For now, Missouri's MHERP program remains in effect. At the same time, shops selling CBD products, including CBD oil, continue popping up all over the state without regard for MHERP requirements, and the majority of them operate without running into any legal problems.
Missouri CBD possession limits
A patient who purchases CBD oil through the MHERP program is limited to 20 fluid ounces, or about 535 milliliters of CBD oil, and the product must contain at least 5% CBD and no more than 0.3% THC.
Outside of the MHERP program, things are much more confusing and largely unregulated. Since the state has not explicitly declared whether or not hemp CBD oil is legal, there is no specified limit on how much hemp-derived CBD a person can purchase or possess.
Where to buy CBD in Missouri
Rather than wait for state lawmakers to figure out CBD laws, many business owners in Missouri have chosen to start selling hemp-derived CBD oil and other CBD products — even after the raid that occurred in November 2018. Because Missouri has not regulated or formally recognized CBD as legal, there are no clear statistics on how many retailers are currently selling CBD products.

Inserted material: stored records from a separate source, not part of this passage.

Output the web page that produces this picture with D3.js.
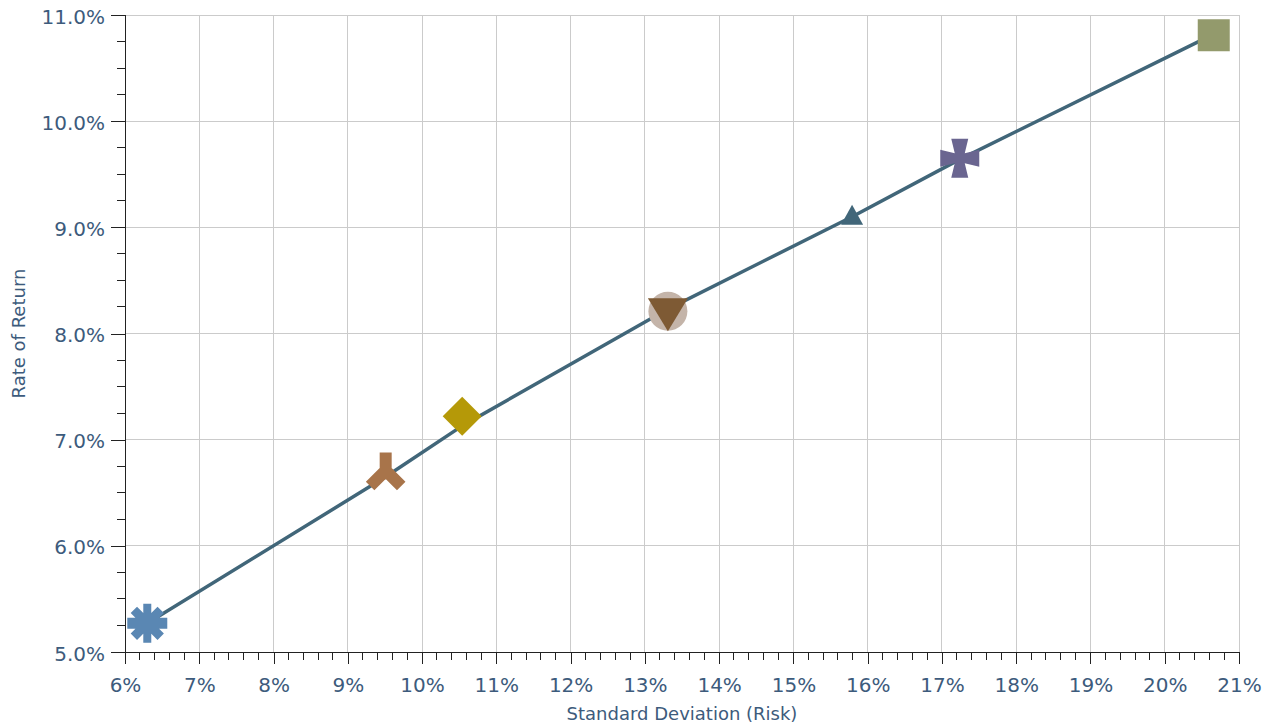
<!DOCTYPE html>
<html>
<head>
<meta charset="utf-8">
<script src="https://cdn.jsdelivr.net/npm/d3@7"></script>
<style>
  html, body { margin: 0; padding: 0; background: #fff; }
  svg { display: block; font-family: "DejaVu Sans", Verdana, sans-serif; }
</style>
</head>
<body>
<svg id="chart" width="1273" height="725"></svg>
<script>
// Efficient frontier: risk (standard deviation, %) vs. expected rate of return (%)
const portfolioNames  = ["Conservative", "Moderately Conservative", "Balanced", "Moderate Growth", "Growth", "Aggressive Growth", "All Equity"];
const portfolioRisk   = [6.30, 9.51, 10.54, 13.31, 15.79, 17.24, 20.66];
const portfolioReturn = [5.27, 6.71, 7.22, 8.21, 9.11, 9.65, 10.81];
const portfolioShape  = ["asterisk", "wye", "diamond", "circleTri", "triangle", "cross", "square"];
const portfolioColor  = ["#5a87b3", "#a8744a", "#b59908", "#7e5a34", "#416679", "#6a6590", "#939a6c"];

// Frontier curve drawn underneath the portfolio markers
const frontierRisk    = [6.30, 9.51, 10.54, 13.31, 15.79, 17.24, 20.66];
const frontierReturn  = [5.27, 6.65, 7.13, 8.23, 9.10, 9.64, 10.82];

const xTicks = [6, 7, 8, 9, 10, 11, 12, 13, 14, 15, 16, 17, 18, 19, 20, 21];
const yTicks = [5, 6, 7, 8, 9, 10, 11];
const xTitle = "Standard Deviation (Risk)";
const yTitle = "Rate of Return";

(function () {
const svg = d3.select("#chart");
const plotLeft = 125, plotRight = 1239, plotTop = 15, plotBottom = 652;
const x = d3.scaleLinear().domain([6, 21]).range([plotLeft, plotRight]);
const y = d3.scaleLinear().domain([5, 11]).range([plotBottom, plotTop]);

const textColor = "#3d5b7c";
const gridColor = "#cbcbcb";
const axisColor = "#222";

// Gridlines
const grid = svg.append("g").attr("shape-rendering", "crispEdges");
grid.selectAll("line.v").data(xTicks.slice(1)).join("line")
  .attr("x1", d => x(d)).attr("x2", d => x(d))
  .attr("y1", plotTop).attr("y2", plotBottom)
  .attr("stroke", gridColor).attr("stroke-width", 1);
grid.selectAll("line.h").data(yTicks.slice(1)).join("line")
  .attr("x1", plotLeft).attr("x2", plotRight)
  .attr("y1", d => y(d)).attr("y2", d => y(d))
  .attr("stroke", gridColor).attr("stroke-width", 1);

// Minor ticks
const xMinor = d3.range(6, 21.001, 0.2).filter(v => Math.abs(v - Math.round(v)) > 1e-6);
const yMinor = d3.range(5, 11.001, 0.25).filter(v => Math.abs(v - Math.round(v)) > 1e-6);

const xAxis = svg.append("g").attr("transform", `translate(0,${plotBottom})`)
  .call(d3.axisBottom(x).tickValues(xTicks).tickSize(12).tickPadding(10)
    .tickFormat(d => d + "%"));
xAxis.append("g").selectAll("line").data(xMinor).join("line")
  .attr("x1", d => x(d)).attr("x2", d => x(d)).attr("y1", 0).attr("y2", 8);

const yAxis = svg.append("g").attr("transform", `translate(${plotLeft},0)`)
  .call(d3.axisLeft(y).tickValues(yTicks).tickSize(14).tickPadding(6)
    .tickFormat(d => d.toFixed(1) + "%"));
yAxis.append("g").selectAll("line").data(yMinor).join("line")
  .attr("y1", d => y(d)).attr("y2", d => y(d)).attr("x1", 0).attr("x2", -8);

[xAxis, yAxis].forEach(g => {
  g.select(".domain").remove();
  g.attr("shape-rendering", "crispEdges");
  g.selectAll("line").attr("stroke", axisColor).attr("stroke-width", 1);
  g.selectAll("text").attr("fill", textColor).attr("font-size", 20)
    .attr("font-family", "DejaVu Sans, Verdana, sans-serif");
});
xAxis.selectAll(".tick text").attr("dy", null).attr("y", 40);
yAxis.selectAll(".tick text").attr("dy", null).attr("y", 8);

// Axis lines
svg.append("line").attr("x1", plotLeft).attr("x2", plotRight).attr("y1", plotBottom).attr("y2", plotBottom)
  .attr("stroke", axisColor).attr("shape-rendering", "crispEdges");
svg.append("line").attr("x1", plotLeft).attr("x2", plotLeft).attr("y1", plotTop).attr("y2", plotBottom)
  .attr("stroke", axisColor).attr("shape-rendering", "crispEdges");

// Axis titles
svg.append("text").attr("x", (plotLeft + plotRight) / 2).attr("y", 720)
  .attr("text-anchor", "middle").attr("font-size", 18).attr("fill", textColor).text(xTitle);
svg.append("text").attr("transform", `translate(25,${(plotTop + plotBottom) / 2}) rotate(-90)`)
  .attr("text-anchor", "middle").attr("font-size", 18).attr("fill", textColor).text(yTitle);

// Frontier line
const frontier = frontierRisk.map((r, i) => [r, frontierReturn[i]]);
svg.append("path").datum(frontier)
  .attr("d", d3.line().x(d => x(d[0])).y(d => y(d[1])))
  .attr("fill", "none").attr("stroke", "#416679").attr("stroke-width", 3.5)
  .attr("stroke-linejoin", "round");

// Marker shapes (centred on 0,0)
function bar(len, w, angle) {
  const a = angle * Math.PI / 180, c = Math.cos(a), s = Math.sin(a);
  const pts = [[-len / 2, -w / 2], [len / 2, -w / 2], [len / 2, w / 2], [-len / 2, w / 2]]
    .map(([px, py]) => [px * c - py * s, px * s + py * c]);
  return "M" + pts.map(p => p.join(",")).join("L") + "Z";
}
function arm(len, w, angle) {
  const a = angle * Math.PI / 180, c = Math.cos(a), s = Math.sin(a);
  const pts = [[0, -w / 2], [len, -w / 2], [len, w / 2], [0, w / 2]]
    .map(([px, py]) => [px * c - py * s, px * s + py * c]);
  return "M" + pts.map(p => p.join(",")).join("L") + "Z";
}
const shapes = {
  asterisk: () => bar(40, 11, 0) + bar(39, 8, 90) + bar(38, 9, 45) + bar(38, 9, -45),
  wye: () => arm(18, 12, -90) + arm(22, 12, 135) + arm(22, 12, 45) + "M-6,-6L6,-6L6,4L0,9L-6,4Z",
  diamond: () => "M0,-19.5L19.5,0L0,19.5L-19.5,0Z",
  triangle: () => "M0,-11L11,9L-11,9Z",
  square: () => "M-16,-16L16,-16L16,16L-16,16Z",
  cross: () => {
    const n = 5, w = 8.5, L = 19.5;
    return `M${-n},${-n}L${-w},${-L}L${w},${-L}L${n},${-n}L${L},${-w}L${L},${w}L${n},${n}` +
      `L${w},${L}L${-w},${L}L${-n},${n}L${-L},${w}L${-L},${-w}Z`;
  }
};

const markers = svg.append("g").selectAll("g").data(portfolioRisk.map((r, i) => ({
  name: portfolioNames[i], risk: r, ret: portfolioReturn[i], shape: portfolioShape[i], color: portfolioColor[i]
}))).join("g")
  .attr("transform", d => `translate(${x(d.risk)},${y(d.ret)})`);

markers.each(function (d) {
  const g = d3.select(this);
  if (d.shape === "circleTri") {
    g.append("circle").attr("r", 19.5).attr("fill", "#c4b4a9");
    g.append("path").attr("d", "M-20,-13L20,-13L0,20Z").attr("fill", d.color);
  } else {
    g.append("path").attr("d", shapes[d.shape]()).attr("fill", d.color);
  }
  g.append("title").text(`${d.name}: ${d.risk}% risk, ${d.ret}% return`);
});
})();
</script>
</body>
</html>
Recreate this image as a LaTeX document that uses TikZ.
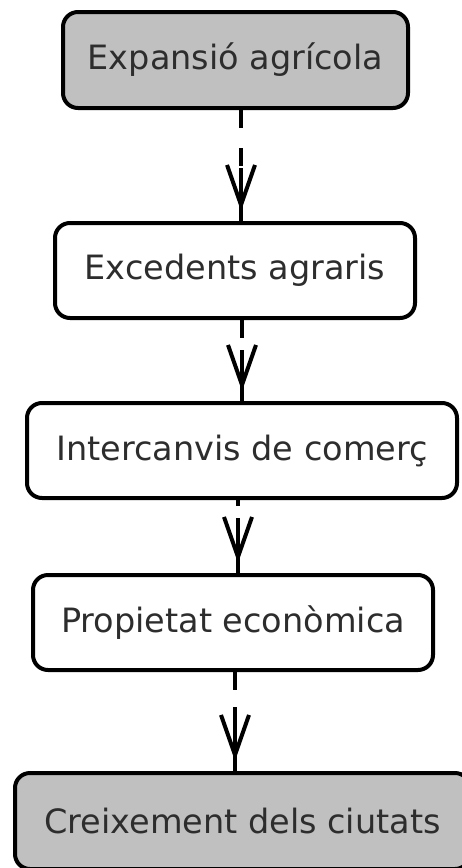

As a result, you can buy CBD oil and other CBD products both online and at numerous brick and mortar shops — just remember that these shops technically operate in a legal gray zone. Businesses selling CBD products include head shops, convenience stores, health food stores, restaurants, cafes, coffee shops, and a large number of CBD-specific retailers.
When it comes to online sales, CBD is most frequently found on brand-specific websites. You can find CBD products from verified retailers on Weedmaps.
When purchasing from a retailer in person, especially if it's a CBD specialist, you can sometimes get help and expertise from a worker. Explain what you're looking for and your reasons for consuming CBD and they can point you in the right direction.
How to read CBD labels and packaging
Because Missouri has not explicitly legalized CBD oil and other CBD products, there are no codified labeling requirements. However, most reputable CBD producers will typically include the following information on their CBD product labels:
- Amount of active CBD per serving.
- Supplement Fact panel, including other ingredients.
- Net weight or volume.
- Manufacturer or distributor name.
- Suggested use.
- Full-spectrum, broad-spectrum, or isolate.
- Batch or date code.
One of the most important things to pay attention to is whether a CBD product is full-spectrum, broad-spectrum, or isolate.
Full-spectrum means that the CBD has been extracted from a hemp plant along with all other chemicals in the plant, including terpenes and whatever trace amounts of THC the plant may have produced. Consuming full spectrum CBD may yield better results owing to the entourage effect, a phenomenon in which the entire mixture of cannabinoids and terpenes work together and complement one another inside your body.
Broad-spectrum means that the product contains CBD and terpenes, but has undergone additional processes to strip out any THC.
Finally, CBD isolate is a product that has gone through more intensive processing to remove everything except for CBD. Consuming isolate may produce different effects than full or broad-spectrum CBD, as these products do not produce the entourage effect.
Keep in mind that under current federal regulations, CBD companies are not allowed to label their products as medicine or health or dietary supplements. Because the FDA has so far approved only one product — Epidiolex — anything else marketing itself as medicine has not actually been officially approved as such. This type of labeling may or may not be accurate.